There are many holidays and festivals celebrated annually in Pakistan. While Pakistan is an Islamic nation, there are also several secular holidays including Pakistan Day (23 March), Independence Day (14 August), Defence of Pakistan Day (6 September), Pakistan Air Force Day (7 September), the anniversaries of the birth (25 December) and death (11 September) of Quaid-e-Azam, Allama Iqbal (9 November) and the birth (30 July) and death (8 July) of Madar-e-Millat. Labour Day (also known as May Day) is also observed in Pakistan on 1 May.
Several important festivals are celebrated by Pakistani Muslims during the year, depending on the Islamic calendar. Ramadan, the ninth month of the calendar, is characterized by daytime fasting for 29 or 30 days and is followed by the festival of Eid ul-Fitr. In a second festival, Eid ul-Adha, an animal is sacrificed in remembrance of the actions of Abraham, and the meat is shared with friends, family, and the less fortunate.
Both Eid festivals are public holidays, serving as opportunities for people to visit family and friends, and for children to receive new clothes, presents, and sweets. Some Muslims celebrate Eid-e-Milad-un-Nabi, the birthday of the prophet Muhammad, in the third month of the calendar (Rabi’ al-Awwal). Shia Muslims mark the Day of Ashurah on the 9th and 10th days of the first month (Muharram) to commemorate the martyrdom of Husayn bin Ali, (the grandson of prophet Muhammad).
Hindus, Buddhists, Sikhs, and Christians in Pakistan also celebrate their own festivals and holidays.
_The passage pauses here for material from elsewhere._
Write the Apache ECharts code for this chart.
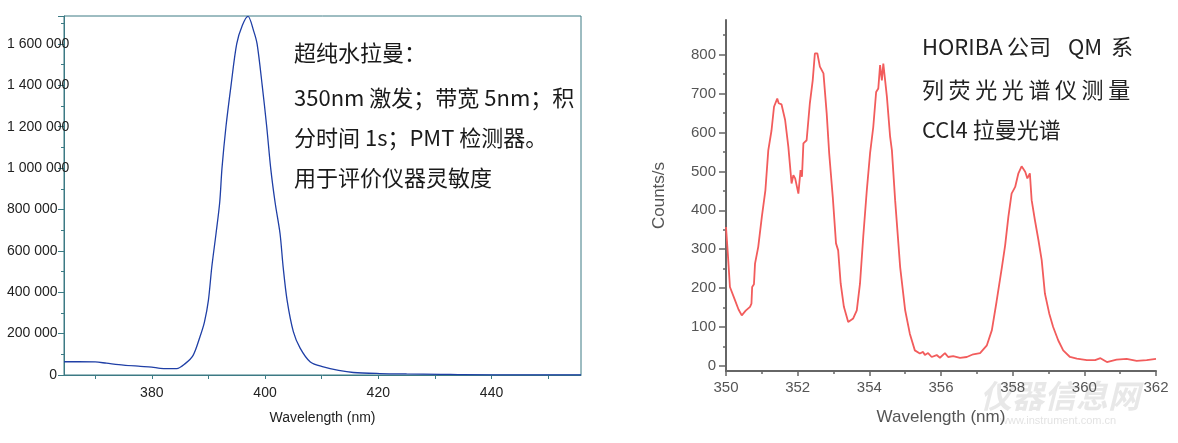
<!DOCTYPE html>
<html>
<head>
<meta charset="utf-8">
<script src="https://cdn.jsdelivr.net/npm/echarts@6/dist/echarts.min.js"></script>
<style>
html,body{margin:0;padding:0;background:#fff;}
#chart{width:1178px;height:443px;}
</style>
</head>
<body>
<div id="chart"></div>
<script>
// ---- Left chart: ultrapure water Raman ----
const waterWavelength = [364.5,367,370,372,375,378,380,381.5,383,384.4,385.9,387.3,388.5,389.3,390.0,390.6,391.35,392.0,392.4,393.1,394.0,395.0,396.0,397.0,398.0,398.6,399.5,400.3,401.0,401.8,402.65,403.2,403.9,405.0,406.2,408.0,410.3,413.0,415.6,420.3,425.0,431.0,435.0,445.0,455.8];
const waterIntensity  = [64000,64000,63000,57000,48000,42000,38000,32000,31000,31000,55000,95000,184000,256000,361000,522000,684000,835000,1000000,1200000,1400000,1600000,1690000,1733000,1662000,1600000,1400000,1200000,1000000,830000,684000,522000,361000,210000,130000,63000,39000,22000,12000,7000,5000,3500,1500,1000,1000];
const waterXLabels = [380,400,420,440];
const waterXTicks  = [370,380,390,400,410,420,430,440,450];

// ---- Right chart: CCl4 Raman ----
const ccl4Wavelength = [350.00,350.05,350.11,350.25,350.35,350.44,350.55,350.67,350.71,350.73,350.78,350.81,350.90,351.00,351.10,351.18,351.27,351.34,351.43,351.47,351.51,351.55,351.65,351.74,351.83,351.88,351.93,352.02,352.08,352.12,352.16,352.25,352.34,352.42,352.48,352.55,352.62,352.72,352.81,352.88,352.98,353.07,353.13,353.20,353.29,353.41,353.55,353.65,353.74,353.83,353.93,354.02,354.11,354.19,354.25,354.30,354.35,354.39,354.49,354.58,354.63,354.72,354.86,355.00,355.13,355.27,355.41,355.50,355.55,355.64,355.74,355.88,355.97,356.11,356.20,356.34,356.53,356.72,356.90,357.09,357.28,357.42,357.55,357.70,357.79,357.88,357.97,358.07,358.16,358.25,358.35,358.41,358.48,358.53,358.62,358.72,358.81,358.90,359.02,359.13,359.27,359.41,359.60,359.79,360.07,360.30,360.45,360.63,360.90,361.18,361.46,361.74,362.00];
const ccl4Counts     = [357,290,203,169,145,130,142,152,160,203,210,263,306,383,452,554,605,666,687,675,679,672,632,563,469,490,482,443,503,486,572,580,675,734,803,803,769,752,649,546,434,315,297,212,152,113,122,143,212,332,452,546,614,704,713,773,734,777,692,589,554,426,254,143,83,40,32,36,28,33,23,28,21,33,23,25,21,23,30,33,53,92,165,254,310,383,443,460,495,513,499,482,495,426,375,323,272,186,135,100,66,40,23,19,15,15,20,10,16,18,13,15,18];
const ccl4YLabels = [0,100,200,300,400,500,600,700,800];
const ccl4YMinor  = [50,150,250,350,450,550,650,750,850];

const leftText  = ['超纯水拉曼：','350nm 激发；带宽 5nm；积','分时间 1s；PMT 检测器。','用于评价仪器灵敏度'];
const rightLine1 = ['HORIBA ', '公司', 'QM', '系'];
const rightLine2 = '列荧光光谱仪测量';
const rightLine3 = 'CCl4 拉曼光谱';

const teal = '#3c7a84';
const grey = '#666';
const fmtSpace = v => String(v).replace(/\B(?=(\d{3})+(?!\d))/g, ' ');

const chart = echarts.init(document.getElementById('chart'));
const leftMid = [53, 98, 138, 178];
const rightMid = [47, 90, 130];
const cjkFont = '22px "Noto Sans CJK SC", sans-serif';

const graphics = [];
leftText.forEach((t, i) => graphics.push({
  type: 'text', x: 294, y: leftMid[i],
  style: { text: t, font: cjkFont, fill: '#1a1a1a', align: 'left', verticalAlign: 'middle' }
}));
// justified paragraph lines on the right (rich fragments give the spacing)
const w1 = [85, 61, 43, 24];
graphics.push({
  type: 'text', x: 922, y: rightMid[0],
  style: {
    text: rightLine1.map((s, i) => '{f' + i + '|' + s + '}').join(''),
    rich: Object.fromEntries(w1.map((w, i) => ['f' + i, { width: w, align: 'left', font: cjkFont, fill: '#222' }])),
    font: cjkFont, fill: '#222', align: 'left', verticalAlign: 'middle'
  }
});
graphics.push({
  type: 'text', x: 922, y: rightMid[1],
  style: {
    text: rightLine2.split('').map(c => '{c|' + c + '}').join(''),
    rich: { c: { width: 26.6, align: 'left', font: cjkFont, fill: '#222' } },
    font: cjkFont, fill: '#222', align: 'left', verticalAlign: 'middle'
  }
});
graphics.push({
  type: 'text', x: 922, y: rightMid[2],
  style: { text: rightLine3, font: cjkFont, fill: '#222', align: 'left', verticalAlign: 'middle' }
});
graphics.push({
  type: 'text', x: 980, y: 396,
  style: { text: '仪器信息网', font: 'italic bold 32px "Noto Sans CJK SC", sans-serif', fill: 'rgba(190,190,190,0.35)', verticalAlign: 'middle' }
});
graphics.push({
  type: 'text', x: 1000, y: 421,
  style: { text: 'www.instrument.com.cn', font: '11px "Liberation Sans", sans-serif', fill: 'rgba(190,190,190,0.45)', verticalAlign: 'middle' }
});

chart.setOption({
  animation: false,
  backgroundColor: '#fff',
  grid: [
    { left: 64, top: 16, width: 517, height: 359, show: true, borderColor: teal, borderWidth: 1, backgroundColor: 'transparent' },
    { left: 726, top: 20, width: 430, height: 351, show: false }
  ],
  xAxis: [
    {
      type: 'value', gridIndex: 0, min: 364.5, max: 455.8,
      name: 'Wavelength (nm)', nameLocation: 'middle', nameGap: 36,
      nameTextStyle: { fontFamily: '"Liberation Sans", Arial, sans-serif', fontSize: 14, color: '#222' },
      axisLine: { show: true, lineStyle: { color: teal, width: 1 } },
      axisTick: { show: true, length: 4, lineStyle: { color: teal }, customValues: waterXTicks },
      axisLabel: { customValues: waterXLabels, margin: 11, fontFamily: '"Liberation Sans", Arial, sans-serif', fontSize: 14, color: '#222' },
      splitLine: { show: false }
    },
    {
      type: 'value', gridIndex: 1, min: 350, max: 362, interval: 2,
      name: 'Wavelength (nm)', nameLocation: 'middle', nameGap: 38,
      nameTextStyle: { fontFamily: '"Liberation Sans", Arial, sans-serif', fontSize: 17, color: '#555' },
      axisLine: { show: true, onZero: false, lineStyle: { color: grey, width: 2 } },
      axisTick: { show: true, length: 5, lineStyle: { color: grey, width: 1.5 } },
      minorTick: { show: true, splitNumber: 2, length: 3, lineStyle: { color: grey, width: 1.5 } },
      axisLabel: { margin: 9, fontFamily: '"Liberation Sans", Arial, sans-serif', fontSize: 15, color: '#555' },
      splitLine: { show: false }, minorSplitLine: { show: false }
    }
  ],
  yAxis: [
    {
      type: 'value', gridIndex: 0, min: 0, max: 1735000, interval: 200000,
      axisLine: { show: true, lineStyle: { color: teal, width: 1 } },
      axisTick: { show: true, length: 6, lineStyle: { color: teal } },
      minorTick: { show: true, splitNumber: 2, length: 3, lineStyle: { color: teal } },
      axisLabel: { showMaxLabel: false, align: 'left', margin: 57,
        formatter: v => v === 0 ? '{z|0}' : fmtSpace(v),
        rich: { z: { width: 50, align: 'right', fontFamily: '"Liberation Sans", Arial, sans-serif', fontSize: 14, color: '#222' } },
        fontFamily: '"Liberation Sans", Arial, sans-serif', fontSize: 14, color: '#222' },
      splitLine: { show: false }, minorSplitLine: { show: false }
    },
    {
      type: 'value', gridIndex: 1, min: -13, max: 889, position: 'left',
      name: 'Counts/s', nameLocation: 'middle', nameGap: 58, nameRotate: 90,
      nameTextStyle: { fontFamily: '"Liberation Sans", Arial, sans-serif', fontSize: 17, color: '#555' },
      axisLine: { show: true, onZero: false, lineStyle: { color: grey, width: 2 } },
      axisTick: { show: true, length: 7, customValues: ccl4YLabels, lineStyle: { color: grey, width: 1.5 } },
      axisLabel: { customValues: ccl4YLabels, margin: 10, fontFamily: '"Liberation Sans", Arial, sans-serif', fontSize: 15, color: '#555' },
      splitLine: { show: false }
    },
    {
      type: 'value', gridIndex: 1, min: -13, max: 889, position: 'left', offset: 0,
      axisLine: { show: false, onZero: false },
      axisTick: { show: true, length: 3, customValues: ccl4YMinor, lineStyle: { color: grey, width: 1.5 } },
      axisLabel: { show: false },
      splitLine: { show: false }
    }
  ],
  series: [
    {
      type: 'line', xAxisIndex: 0, yAxisIndex: 0, symbol: 'none', smooth: 0.3,
      lineStyle: { color: '#1f3fa6', width: 1.3 },
      data: waterWavelength.map((x, i) => [x, waterIntensity[i]])
    },
    {
      type: 'line', xAxisIndex: 1, yAxisIndex: 1, symbol: 'none',
      lineStyle: { color: '#f25c5c', width: 1.8 },
      data: ccl4Wavelength.map((x, i) => [x, ccl4Counts[i]])
    }
  ],
  graphic: graphics
});
</script>
</body>
</html>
Sikhs come from across the world to visit several holy sites in Punjab, including the shrine of Guru Nanak, the founder of Sikhism, at Hassan Abdal in the Attock District, and his birthplace, Nankana Sahib. There are also several regional and local festivals, such as the Punjabi festival of Basant, which marks the start of spring and is celebrated by kite flying.